We eventually got approval to write new modules in Swift. I say "we got approval" but what actually happened was more like we just made the move. It upset the Docs and Sheets teams who weren't ready for the transition, but we went through with it to force the adoption. We built the first Swift module on Drive, a file preview component. New enough that it didn't have legacy Objective-C dependencies, isolated enough that interop was minimal. It took less time to build, had fewer bugs in code review, and onboarded a new team member in half the time.

That module became the proof point. I flew to Zurich to meet with the iOS Google Calendar team to show them how we adopted Swift and the changes we needed to make to get it supported in our build and test infrastructure. Bringing another major app along helped make the case that this wasn't a one-team experiment. It was a direction.

Sophisticated but Homegrown

The architecture powering Google's iOS apps is genuinely impressive. Compile-time dependency injection rooted in the build system. Flow controllers that implemented the Coordinator pattern before it had a name. User mediators that solved multi-account state management cleanly. A component system that enforced separation of concerns at the module boundary.

But it was all bespoke. Every pattern, every framework, every abstraction was built from scratch by Google engineers for Google's specific needs. That meant:

  • No community feedback loop. When the external community discovered a flaw in a pattern, Google's version never got that input.
  • No transferable knowledge. Engineers joining Google had to learn an entirely new stack. Engineers leaving Google had skills that didn't map to anything outside.
  • No cross-pollination. Ideas from WWDC talks, open-source projects, and conference circuits rarely penetrated the internal ecosystem.

Protocol-oriented programming, for example. Apple's WWDC 2015 talk on Protocol-Oriented Programming in Swift had reshaped how the external community thought about abstraction and composition. Inside Google, where Swift adoption was minimal, those ideas hadn't penetrated. We were still doing class hierarchies and delegation in Objective-C while the rest of the world was building with protocol extensions and associated types.

Under a Rock, but a Comfortable One

The honest assessment: Google iOS development is like working in a well-funded research lab that happens to ship products. The resources are extraordinary. The people are talented. The technical challenges are real and interesting.

But there's a cost to the insularity. The iOS platform is evolving fast (Swift, reactive patterns, protocol-oriented design, declarative UI thinking) and Google's internal ecosystem is evolving on a parallel track that only partially overlaps. Dave DeLong's A Better MVC series is challenging the community to fix MVC rather than abandon it. The debate between MVC, MVVM, and VIPER is one of the liveliest conversations in iOS right now, and Google is largely absent from it.

What I'm taking away from these two years isn't any specific framework or pattern.

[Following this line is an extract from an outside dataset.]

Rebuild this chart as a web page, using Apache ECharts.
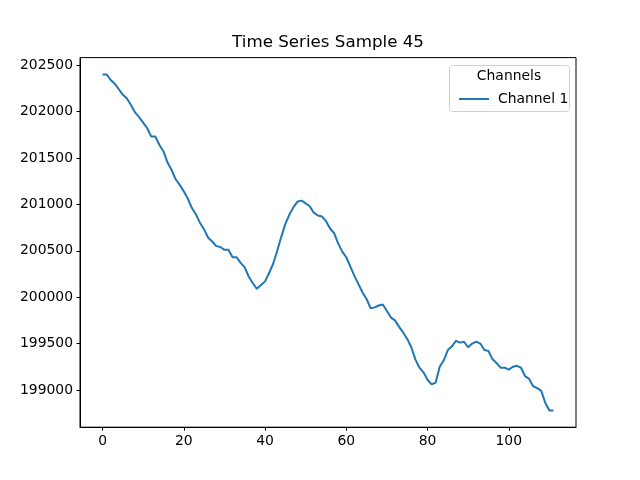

It's an appreciation for a tension that exists in every large engineering org: the pull toward building everything yourself (because you can, and because it fits your exact needs) versus the pull toward adopting community standards (because you get shared knowledge, faster iteration, and portability).

Google chose to build. And at Google's scale, with Google's resources, that choice mostly works. But it creates a gap between what's happening inside and what's happening outside. That gap compounds over time.

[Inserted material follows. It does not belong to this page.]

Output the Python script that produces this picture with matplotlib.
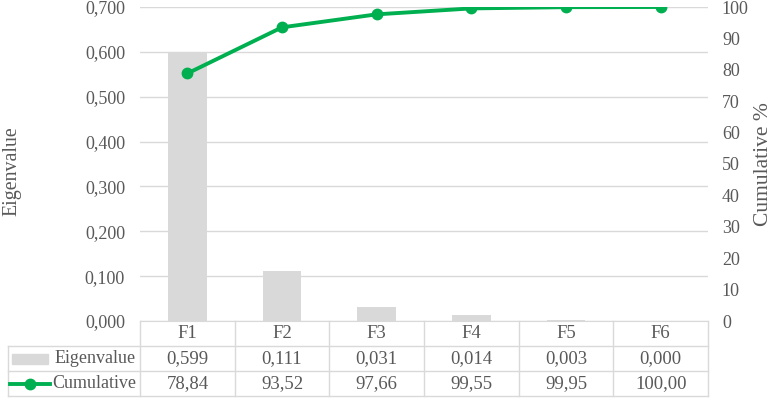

So here's the question I keep coming back to: what if you took the rigor of Google's internal architecture (the flow controllers, the compile-time dependency injection, the user mediators, the enforced separation of concerns) and rebuilt it on top of the best ideas from the broader community? Reactive data binding, protocol-oriented design, simplified navigation. Not Google's way or the community's way, but something sharper than either.

That's what I'm exploring now. I don't have a full answer yet, but the direction feels right: protocol-driven boundaries, reactive data flow, and coordinators that own navigation without the ceremony of full VIPER. I'll write more as the ideas solidify.